-------- INFORMATION SHOWN --------

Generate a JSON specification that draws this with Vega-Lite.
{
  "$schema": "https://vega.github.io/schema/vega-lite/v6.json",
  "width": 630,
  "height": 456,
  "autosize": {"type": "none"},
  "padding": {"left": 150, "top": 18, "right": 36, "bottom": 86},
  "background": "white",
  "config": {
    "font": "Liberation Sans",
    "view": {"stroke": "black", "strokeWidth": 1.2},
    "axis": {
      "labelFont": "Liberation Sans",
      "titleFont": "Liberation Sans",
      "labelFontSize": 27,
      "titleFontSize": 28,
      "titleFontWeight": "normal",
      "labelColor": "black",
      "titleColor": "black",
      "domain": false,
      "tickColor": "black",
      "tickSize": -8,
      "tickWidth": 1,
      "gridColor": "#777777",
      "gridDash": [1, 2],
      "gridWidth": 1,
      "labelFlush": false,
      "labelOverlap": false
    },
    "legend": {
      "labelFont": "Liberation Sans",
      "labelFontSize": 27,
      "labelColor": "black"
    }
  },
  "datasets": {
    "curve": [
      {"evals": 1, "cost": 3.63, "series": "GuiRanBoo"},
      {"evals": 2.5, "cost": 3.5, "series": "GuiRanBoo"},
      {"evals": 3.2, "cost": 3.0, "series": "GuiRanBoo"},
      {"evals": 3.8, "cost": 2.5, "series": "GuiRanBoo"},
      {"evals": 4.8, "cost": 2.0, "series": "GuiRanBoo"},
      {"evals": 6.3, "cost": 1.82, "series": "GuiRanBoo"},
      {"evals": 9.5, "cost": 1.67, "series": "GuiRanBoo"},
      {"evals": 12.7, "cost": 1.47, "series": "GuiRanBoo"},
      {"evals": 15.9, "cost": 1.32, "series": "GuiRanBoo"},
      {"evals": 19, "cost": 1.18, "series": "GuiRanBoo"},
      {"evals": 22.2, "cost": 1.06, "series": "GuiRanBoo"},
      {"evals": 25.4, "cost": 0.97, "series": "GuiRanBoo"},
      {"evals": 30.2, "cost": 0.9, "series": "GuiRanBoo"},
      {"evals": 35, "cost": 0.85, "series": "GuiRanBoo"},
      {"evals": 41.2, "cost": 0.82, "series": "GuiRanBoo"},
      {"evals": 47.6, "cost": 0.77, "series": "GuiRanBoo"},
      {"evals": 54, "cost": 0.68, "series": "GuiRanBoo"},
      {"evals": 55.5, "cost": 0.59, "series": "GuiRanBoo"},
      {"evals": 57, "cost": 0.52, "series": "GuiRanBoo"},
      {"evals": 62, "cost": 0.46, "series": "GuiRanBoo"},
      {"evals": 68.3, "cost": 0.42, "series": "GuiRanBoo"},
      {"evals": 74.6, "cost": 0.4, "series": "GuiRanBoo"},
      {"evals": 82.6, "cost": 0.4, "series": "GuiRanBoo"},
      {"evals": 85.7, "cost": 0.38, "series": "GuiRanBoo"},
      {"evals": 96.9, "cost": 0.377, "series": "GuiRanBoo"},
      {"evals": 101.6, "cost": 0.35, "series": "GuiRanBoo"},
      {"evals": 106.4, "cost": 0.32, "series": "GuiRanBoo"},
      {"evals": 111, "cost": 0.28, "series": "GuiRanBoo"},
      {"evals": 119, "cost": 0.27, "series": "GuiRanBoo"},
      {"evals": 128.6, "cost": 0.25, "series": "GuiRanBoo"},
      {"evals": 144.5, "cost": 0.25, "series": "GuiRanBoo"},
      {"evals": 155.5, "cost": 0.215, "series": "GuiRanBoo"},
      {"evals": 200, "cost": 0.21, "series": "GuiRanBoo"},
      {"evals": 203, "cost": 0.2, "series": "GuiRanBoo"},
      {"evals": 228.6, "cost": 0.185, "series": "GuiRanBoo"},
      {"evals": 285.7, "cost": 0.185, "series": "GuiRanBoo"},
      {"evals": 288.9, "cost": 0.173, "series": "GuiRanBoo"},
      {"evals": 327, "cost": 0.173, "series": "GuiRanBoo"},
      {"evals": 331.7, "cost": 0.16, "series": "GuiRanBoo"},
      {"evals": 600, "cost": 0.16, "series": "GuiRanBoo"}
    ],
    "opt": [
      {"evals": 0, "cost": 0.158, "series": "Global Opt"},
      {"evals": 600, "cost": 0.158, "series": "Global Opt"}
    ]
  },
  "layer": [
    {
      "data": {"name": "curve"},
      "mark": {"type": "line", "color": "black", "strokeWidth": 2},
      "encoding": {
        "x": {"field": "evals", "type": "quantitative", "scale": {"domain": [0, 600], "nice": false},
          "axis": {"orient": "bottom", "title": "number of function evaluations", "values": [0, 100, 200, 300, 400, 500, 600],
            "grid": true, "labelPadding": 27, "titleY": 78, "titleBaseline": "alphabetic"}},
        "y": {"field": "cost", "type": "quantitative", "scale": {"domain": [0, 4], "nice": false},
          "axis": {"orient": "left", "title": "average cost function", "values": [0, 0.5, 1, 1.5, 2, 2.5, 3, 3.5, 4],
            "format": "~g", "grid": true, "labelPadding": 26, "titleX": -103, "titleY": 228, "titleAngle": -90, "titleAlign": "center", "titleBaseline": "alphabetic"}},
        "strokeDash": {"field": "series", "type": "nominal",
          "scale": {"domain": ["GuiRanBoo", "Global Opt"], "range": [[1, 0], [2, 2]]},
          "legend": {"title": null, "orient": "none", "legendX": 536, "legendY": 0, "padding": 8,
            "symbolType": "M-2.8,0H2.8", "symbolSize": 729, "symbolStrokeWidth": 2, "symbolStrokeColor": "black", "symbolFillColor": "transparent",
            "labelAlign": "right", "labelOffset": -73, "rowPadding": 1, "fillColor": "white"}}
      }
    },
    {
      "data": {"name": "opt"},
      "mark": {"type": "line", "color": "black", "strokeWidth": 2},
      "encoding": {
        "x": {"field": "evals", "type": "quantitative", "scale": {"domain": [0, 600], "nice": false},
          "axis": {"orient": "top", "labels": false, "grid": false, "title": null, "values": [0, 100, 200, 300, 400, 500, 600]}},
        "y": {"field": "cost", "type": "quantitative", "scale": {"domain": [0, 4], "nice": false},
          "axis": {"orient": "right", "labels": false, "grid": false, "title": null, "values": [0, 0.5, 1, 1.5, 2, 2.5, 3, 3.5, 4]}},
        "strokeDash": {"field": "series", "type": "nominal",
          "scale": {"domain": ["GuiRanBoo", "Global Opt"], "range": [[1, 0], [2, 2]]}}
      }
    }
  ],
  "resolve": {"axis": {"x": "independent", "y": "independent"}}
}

--------

* GIVEN REQUEST
Every line above should be printed again exactly as it stands.

* OUTPUT
Generate a JSON specification that draws this with Vega-Lite.
{
  "$schema": "https://vega.github.io/schema/vega-lite/v6.json",
  "width": 630,
  "height": 456,
  "autosize": {"type": "none"},
  "padding": {"left": 150, "top": 18, "right": 36, "bottom": 86},
  "background": "white",
  "config": {
    "font": "Liberation Sans",
    "view": {"stroke": "black", "strokeWidth": 1.2},
    "axis": {
      "labelFont": "Liberation Sans",
      "titleFont": "Liberation Sans",
      "labelFontSize": 27,
      "titleFontSize": 28,
      "titleFontWeight": "normal",
      "labelColor": "black",
      "titleColor": "black",
      "domain": false,
      "tickColor": "black",
      "tickSize": -8,
      "tickWidth": 1,
      "gridColor": "#777777",
      "gridDash": [1, 2],
      "gridWidth": 1,
      "labelFlush": false,
      "labelOverlap": false
    },
    "legend": {
      "labelFont": "Liberation Sans",
      "labelFontSize": 27,
      "labelColor": "black"
    }
  },
  "datasets": {
    "curve": [
      {"evals": 1, "cost": 3.63, "series": "GuiRanBoo"},
      {"evals": 2.5, "cost": 3.5, "series": "GuiRanBoo"},
      {"evals": 3.2, "cost": 3.0, "series": "GuiRanBoo"},
      {"evals": 3.8, "cost": 2.5, "series": "GuiRanBoo"},
      {"evals": 4.8, "cost": 2.0, "series": "GuiRanBoo"},
      {"evals": 6.3, "cost": 1.82, "series": "GuiRanBoo"},
      {"evals": 9.5, "cost": 1.67, "series": "GuiRanBoo"},
      {"evals": 12.7, "cost": 1.47, "series": "GuiRanBoo"},
      {"evals": 15.9, "cost": 1.32, "series": "GuiRanBoo"},
      {"evals": 19, "cost": 1.18, "series": "GuiRanBoo"},
      {"evals": 22.2, "cost": 1.06, "series": "GuiRanBoo"},
      {"evals": 25.4, "cost": 0.97, "series": "GuiRanBoo"},
      {"evals": 30.2, "cost": 0.9, "series": "GuiRanBoo"},
      {"evals": 35, "cost": 0.85, "series": "GuiRanBoo"},
      {"evals": 41.2, "cost": 0.82, "series": "GuiRanBoo"},
      {"evals": 47.6, "cost": 0.77, "series": "GuiRanBoo"},
      {"evals": 54, "cost": 0.68, "series": "GuiRanBoo"},
      {"evals": 55.5, "cost": 0.59, "series": "GuiRanBoo"},
      {"evals": 57, "cost": 0.52, "series": "GuiRanBoo"},
      {"evals": 62, "cost": 0.46, "series": "GuiRanBoo"},
      {"evals": 68.3, "cost": 0.42, "series": "GuiRanBoo"},
      {"evals": 74.6, "cost": 0.4, "series": "GuiRanBoo"},
      {"evals": 82.6, "cost": 0.4, "series": "GuiRanBoo"},
      {"evals": 85.7, "cost": 0.38, "series": "GuiRanBoo"},
      {"evals": 96.9, "cost": 0.377, "series": "GuiRanBoo"},
      {"evals": 101.6, "cost": 0.35, "series": "GuiRanBoo"},
      {"evals": 106.4, "cost": 0.32, "series": "GuiRanBoo"},
      {"evals": 111, "cost": 0.28, "series": "GuiRanBoo"},
      {"evals": 119, "cost": 0.27, "series": "GuiRanBoo"},
      {"evals": 128.6, "cost": 0.25, "series": "GuiRanBoo"},
      {"evals": 144.5, "cost": 0.25, "series": "GuiRanBoo"},
      {"evals": 155.5, "cost": 0.215, "series": "GuiRanBoo"},
      {"evals": 200, "cost": 0.21, "series": "GuiRanBoo"},
      {"evals": 203, "cost": 0.2, "series": "GuiRanBoo"},
      {"evals": 228.6, "cost": 0.185, "series": "GuiRanBoo"},
      {"evals": 285.7, "cost": 0.185, "series": "GuiRanBoo"},
      {"evals": 288.9, "cost": 0.173, "series": "GuiRanBoo"},
      {"evals": 327, "cost": 0.173, "series": "GuiRanBoo"},
      {"evals": 331.7, "cost": 0.16, "series": "GuiRanBoo"},
      {"evals": 600, "cost": 0.16, "series": "GuiRanBoo"}
    ],
    "opt": [
      {"evals": 0, "cost": 0.158, "series": "Global Opt"},
      {"evals": 600, "cost": 0.158, "series": "Global Opt"}
    ]
  },
  "layer": [
    {
      "data": {"name": "curve"},
      "mark": {"type": "line", "color": "black", "strokeWidth": 2},
      "encoding": {
        "x": {"field": "evals", "type": "quantitative", "scale": {"domain": [0, 600], "nice": false},
          "axis": {"orient": "bottom", "title": "number of function evaluations", "values": [0, 100, 200, 300, 400, 500, 600],
            "grid": true, "labelPadding": 27, "titleY": 78, "titleBaseline": "alphabetic"}},
        "y": {"field": "cost", "type": "quantitative", "scale": {"domain": [0, 4], "nice": false},
          "axis": {"orient": "left", "title": "average cost function", "values": [0, 0.5, 1, 1.5, 2, 2.5, 3, 3.5, 4],
            "format": "~g", "grid": true, "labelPadding": 26, "titleX": -103, "titleY": 228, "titleAngle": -90, "titleAlign": "center", "titleBaseline": "alphabetic"}},
        "strokeDash": {"field": "series", "type": "nominal",
          "scale": {"domain": ["GuiRanBoo", "Global Opt"], "range": [[1, 0], [2, 2]]},
          "legend": {"title": null, "orient": "none", "legendX": 536, "legendY": 0, "padding": 8,
            "symbolType": "M-2.8,0H2.8", "symbolSize": 729, "symbolStrokeWidth": 2, "symbolStrokeColor": "black", "symbolFillColor": "transparent",
            "labelAlign": "right", "labelOffset": -73, "rowPadding": 1, "fillColor": "white"}}
      }
    },
    {
      "data": {"name": "opt"},
      "mark": {"type": "line", "color": "black", "strokeWidth": 2},
      "encoding": {
        "x": {"field": "evals", "type": "quantitative", "scale": {"domain": [0, 600], "nice": false},
          "axis": {"orient": "top", "labels": false, "grid": false, "title": null, "values": [0, 100, 200, 300, 400, 500, 600]}},
        "y": {"field": "cost", "type": "quantitative", "scale": {"domain": [0, 4], "nice": false},
          "axis": {"orient": "right", "labels": false, "grid": false, "title": null, "values": [0, 0.5, 1, 1.5, 2, 2.5, 3, 3.5, 4]}},
        "strokeDash": {"field": "series", "type": "nominal",
          "scale": {"domain": ["GuiRanBoo", "Global Opt"], "range": [[1, 0], [2, 2]]}}
      }
    }
  ],
  "resolve": {"axis": {"x": "independent", "y": "independent"}}
}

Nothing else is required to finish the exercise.